**THE TASK:** Using the data below, gather each line that includes the word "this".

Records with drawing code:
>>>

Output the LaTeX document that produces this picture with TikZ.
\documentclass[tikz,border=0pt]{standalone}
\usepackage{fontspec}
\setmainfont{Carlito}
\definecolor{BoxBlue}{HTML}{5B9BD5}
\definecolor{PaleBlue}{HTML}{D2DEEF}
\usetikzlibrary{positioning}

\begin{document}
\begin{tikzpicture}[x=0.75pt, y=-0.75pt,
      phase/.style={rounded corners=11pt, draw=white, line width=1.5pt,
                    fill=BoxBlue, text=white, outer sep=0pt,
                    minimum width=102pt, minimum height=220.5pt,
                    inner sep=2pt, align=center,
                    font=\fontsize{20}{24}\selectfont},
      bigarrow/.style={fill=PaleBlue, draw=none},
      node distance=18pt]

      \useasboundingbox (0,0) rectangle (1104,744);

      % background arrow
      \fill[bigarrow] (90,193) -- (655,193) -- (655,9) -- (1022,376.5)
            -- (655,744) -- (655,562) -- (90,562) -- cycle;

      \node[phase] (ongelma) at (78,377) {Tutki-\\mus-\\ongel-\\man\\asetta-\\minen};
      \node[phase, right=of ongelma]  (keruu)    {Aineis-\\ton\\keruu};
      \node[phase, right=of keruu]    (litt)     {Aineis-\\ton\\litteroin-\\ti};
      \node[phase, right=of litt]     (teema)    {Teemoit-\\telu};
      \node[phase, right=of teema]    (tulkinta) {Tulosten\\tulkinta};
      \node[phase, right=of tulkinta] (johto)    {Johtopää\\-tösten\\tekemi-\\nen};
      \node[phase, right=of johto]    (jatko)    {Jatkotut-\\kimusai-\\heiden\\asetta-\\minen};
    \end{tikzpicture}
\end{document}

<<<
>>>

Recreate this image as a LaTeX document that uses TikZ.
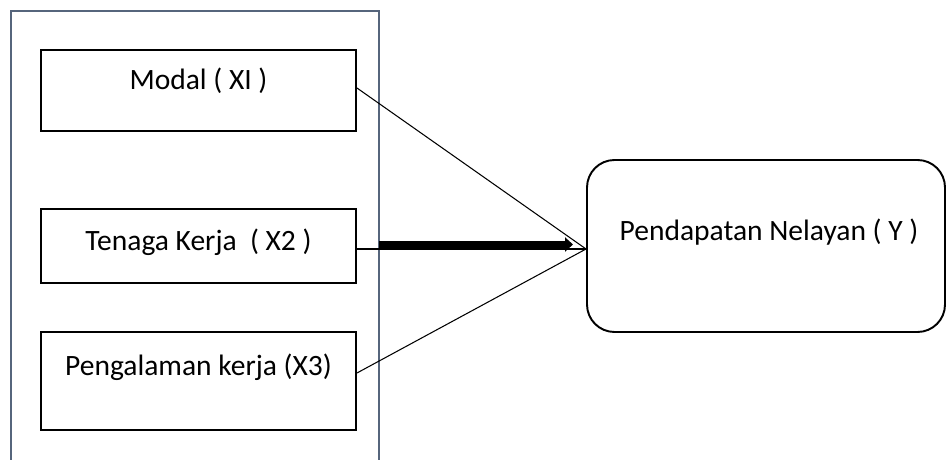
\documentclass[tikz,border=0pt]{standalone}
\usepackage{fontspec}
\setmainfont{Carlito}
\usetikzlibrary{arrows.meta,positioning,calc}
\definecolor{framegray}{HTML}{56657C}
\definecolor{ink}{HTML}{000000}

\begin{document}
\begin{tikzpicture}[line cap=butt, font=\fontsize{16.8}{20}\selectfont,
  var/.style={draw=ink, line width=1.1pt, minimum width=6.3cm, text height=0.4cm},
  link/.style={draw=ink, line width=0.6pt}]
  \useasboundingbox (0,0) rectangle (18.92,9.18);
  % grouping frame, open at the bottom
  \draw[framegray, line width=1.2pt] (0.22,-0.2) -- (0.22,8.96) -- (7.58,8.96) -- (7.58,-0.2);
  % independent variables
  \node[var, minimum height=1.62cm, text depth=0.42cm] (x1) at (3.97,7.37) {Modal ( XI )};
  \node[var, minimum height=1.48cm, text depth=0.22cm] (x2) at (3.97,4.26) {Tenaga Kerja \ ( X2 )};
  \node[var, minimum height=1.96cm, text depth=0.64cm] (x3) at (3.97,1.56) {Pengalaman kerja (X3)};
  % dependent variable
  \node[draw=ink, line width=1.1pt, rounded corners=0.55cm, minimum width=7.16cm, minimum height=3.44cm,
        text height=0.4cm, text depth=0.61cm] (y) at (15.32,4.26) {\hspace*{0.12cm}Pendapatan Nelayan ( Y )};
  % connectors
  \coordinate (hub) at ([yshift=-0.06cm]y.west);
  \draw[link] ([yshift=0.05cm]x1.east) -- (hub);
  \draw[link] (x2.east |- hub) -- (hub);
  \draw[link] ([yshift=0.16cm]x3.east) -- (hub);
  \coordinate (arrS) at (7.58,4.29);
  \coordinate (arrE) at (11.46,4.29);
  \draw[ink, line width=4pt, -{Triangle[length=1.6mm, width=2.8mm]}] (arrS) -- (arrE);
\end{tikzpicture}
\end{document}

<<<

**RESPONSE:**
Output the LaTeX document that produces this picture with TikZ.
Recreate this image as a LaTeX document that uses TikZ.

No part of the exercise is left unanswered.